As D.A. Pennebaker once described it, when you are trying to capture unfolding stories in a verite style, you feel as though you are missing 99 percent of what you should be filming. That was good advice. This is why it is a constant learning process. Some of what is happening, you’ve experienced before and know how to handle, others, as with this film, are new and unexpected. So, I am a planner. I carefully write questions for interviews, always have questions ready to ask on the fly, carry shot lists around in metal clip board.

When I’m filming I am constantly scribbling notes to myself to keep track of what I missed and what I need. I also tried to pick up how to use the camera to capture the story in images and moves, rather than relying on words or an interview, but that the two combined are what add up to an overall story with depth and beauty.

I suppose the most valuable advice I received for filming cinema verite is that sound is as important as the visuals. So I learned to place wireless mics on the main subjects of the film and then listen to them. That way I can direct the camera to film what is important.

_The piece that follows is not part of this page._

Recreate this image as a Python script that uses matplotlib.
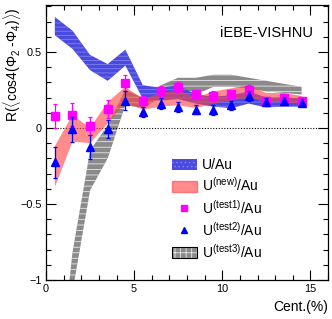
import matplotlib

matplotlib.use("Agg")
import matplotlib.pyplot as plt
from matplotlib.lines import Line2D
from matplotlib.patches import Patch
from matplotlib.ticker import MultipleLocator

plt.rcParams["font.family"] = ["Liberation Sans", "DejaVu Sans"]
plt.rcParams["mathtext.fontset"] = "custom"
plt.rcParams["mathtext.rm"] = "Liberation Sans"
plt.rcParams["mathtext.it"] = "Liberation Sans:italic"
plt.rcParams["hatch.linewidth"] = 0.6

cent = [0.5, 1.5, 2.5, 3.5, 4.5, 5.5, 6.5, 7.5, 8.5, 9.5, 10.5, 11.5, 12.5, 13.5, 14.5]

# U/Au band
uau_hi = [0.73, 0.64, 0.48, 0.42, 0.515, 0.28, 0.265, 0.28, 0.22, 0.206, 0.215, 0.24, 0.20, 0.20, 0.195]
uau_lo = [0.61, 0.52, 0.38, 0.31, 0.41, 0.19, 0.18, 0.19, 0.16, 0.14, 0.13, 0.16, 0.135, 0.14, 0.14]

# U(new)/Au band
new_hi = [-0.12, 0.085, 0.0, 0.17, 0.27, 0.19, 0.23, 0.25, 0.20, 0.24, 0.26, 0.28, 0.23, 0.23, 0.21]
new_lo = [-0.39, -0.09, -0.10, 0.03, 0.17, 0.12, 0.14, 0.15, 0.13, 0.16, 0.18, 0.20, 0.17, 0.17, 0.16]

# U(test1)/Au points
t1_val = [0.077, 0.088, 0.011, 0.123, 0.296, 0.175, 0.243, 0.27, 0.221, 0.21, 0.22, 0.25, 0.18, 0.195, 0.18]
t1_err = [0.08, 0.075, 0.06, 0.06, 0.05, 0.035, 0.035, 0.035, 0.03, 0.03, 0.03, 0.03, 0.025, 0.025, 0.025]

# U(test2)/Au points
t2_val = [-0.226, -0.01, -0.125, -0.005, 0.18, 0.105, 0.16, 0.138, 0.12, 0.118, 0.15, 0.21, 0.173, 0.18, 0.167]
t2_err = [0.10, 0.08, 0.08, 0.06, 0.06, 0.035, 0.035, 0.03, 0.03, 0.03, 0.03, 0.03, 0.025, 0.025, 0.025]

# U(test3)/Au band
t3_hi = [-1.9, -0.82, -0.15, 0.02, 0.25, 0.20, 0.28, 0.33, 0.33, 0.35, 0.35, 0.33, 0.31, 0.29, 0.27]
t3_lo = [-2.5, -1.08, -0.41, -0.20, 0.15, 0.13, 0.20, 0.23, 0.22, 0.27, 0.27, 0.26, 0.24, 0.23, 0.22]

BLUE = "#4a4ae0"
BLUE_HATCH = "#8080ee"
RED = "#ff4040"
GRAY = "#8a8a8a"


def main() -> None:
    fig = plt.figure(figsize=(3.32, 3.19), dpi=100)
    ax = fig.add_axes([0.1386, 0.1223, 0.8494, 0.8627])

    ax.fill_between(cent, t3_lo, t3_hi, facecolor=GRAY, edgecolor="#e8e8e8",
                    hatch="---", linewidth=0, zorder=1)
    ax.fill_between(cent, uau_lo, uau_hi, facecolor=BLUE, edgecolor=BLUE_HATCH,
                    hatch="----", linewidth=0, zorder=2)
    ax.fill_between(cent, new_lo, new_hi, facecolor=RED, alpha=0.6,
                    linewidth=0, zorder=3)

    ax.axhline(0, color="black", linestyle=(0, (1, 1.5)), linewidth=0.8, zorder=2.5)

    ax.errorbar(cent, t1_val, yerr=t1_err, fmt="s", color="#ff00ff", markersize=5.5,
                elinewidth=0.9, capsize=1.5, capthick=0.9, zorder=4)
    ax.errorbar(cent, t2_val, yerr=t2_err, fmt="^", color="#0000ff", markersize=5.5,
                elinewidth=0.9, capsize=1.5, capthick=0.9, zorder=5)

    ax.set_xlim(0, 16)
    ax.set_ylim(-1, 0.81)
    ax.xaxis.set_major_locator(MultipleLocator(5))
    ax.xaxis.set_minor_locator(MultipleLocator(1))
    ax.yaxis.set_minor_locator(MultipleLocator(0.1))
    ax.set_yticks([-1, -0.5, 0, 0.5])
    ax.set_yticklabels(["\u22121", "\u22120.5", "0", "0.5"])
    ax.tick_params(which="both", direction="in", top=True, right=True,
                   labelsize=7.8, width=0.8, pad=3)
    ax.tick_params(which="major", length=7)
    ax.tick_params(which="minor", length=3.5)
    for spine in ax.spines.values():
        spine.set_linewidth(0.9)

    ax.set_xlabel("Cent.(%)", fontsize=10, loc="right", labelpad=4)
    ax.set_ylabel("R($\\langle$cos4(\u03a6$_{2}$ -\u03a6$_{4}$)$\\rangle$)", fontsize=10,
                  loc="top", labelpad=0)
    ax.yaxis.set_label_coords(-0.082, 0.99)

    ax.text(0.945, 0.898, "iEBE-VISHNU", transform=ax.transAxes, fontsize=10.5,
            ha="right", va="center")

    h_uau = Patch(facecolor=BLUE, edgecolor=BLUE_HATCH, hatch="....", linewidth=0)
    h_new = Patch(facecolor=RED, alpha=0.6, edgecolor=RED, linewidth=1)
    h_t1 = Line2D([], [], marker="s", color="#ff00ff", linestyle="none", markersize=5)
    h_t2 = Line2D([], [], marker="^", color="#0000ff", linestyle="none", markersize=5)
    h_t3 = (Patch(facecolor=GRAY, edgecolor="#e8e8e8", hatch="+++", linewidth=0),
            Patch(facecolor="none", edgecolor="black", linewidth=0.8))
    ax.legend(
        [h_uau, h_new, h_t1, h_t2, h_t3],
        ["U/Au", "U$^{\\mathrm{(new)}}$/Au", "U$^{\\mathrm{(test1)}}$/Au",
         "U$^{\\mathrm{(test2)}}$/Au", "U$^{\\mathrm{(test3)}}$/Au"],
        loc="upper left", bbox_to_anchor=(0.445, 0.443), frameon=False,
        fontsize=10, handlelength=1.8, handleheight=0.9, labelspacing=0.3,
        handletextpad=0.4, borderpad=0, borderaxespad=0,
    )

    fig.savefig("out.png", dpi=100)


if __name__ == "__main__":
    main()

I don’t know what the worst piece of advice would be, but maybe “shoot everything on a tripod.” The best cinema verite is shot with handheld cameras that are so artfully used by amazingly talented verite DPs that the audience is not aware of the subtle movement.

W&H: What advice do you have for other female directors?

LF: My advice would be to find directors to work for whose work you most admire and try to learn storytelling from them. Learning how to tell a good story is an art form that takes a lifetime to master, so starting out by working for someone who is good at it gives you a head start.

W&H: Name your favorite woman-directed film and why.

LF: I have several favorite films directed by women, but at the top of the list would be “Grey Gardens” by Ellen Hovde and Muffie Meyer (and Albert and David Maysles). This had a big influence on me and was pivotal in inspiring me to want to work in a cinema verite style.

The film is an example of how a documentary can be made with the same compelling main characters and act structure or dramatic story arc of a good fiction film. And I still aspire to this because I think that feature documentaries can be as powerful, moving and entertaining as fiction films — maybe even more so. Knowing that they are telling the stories of real people makes a film all the more enjoyable for me.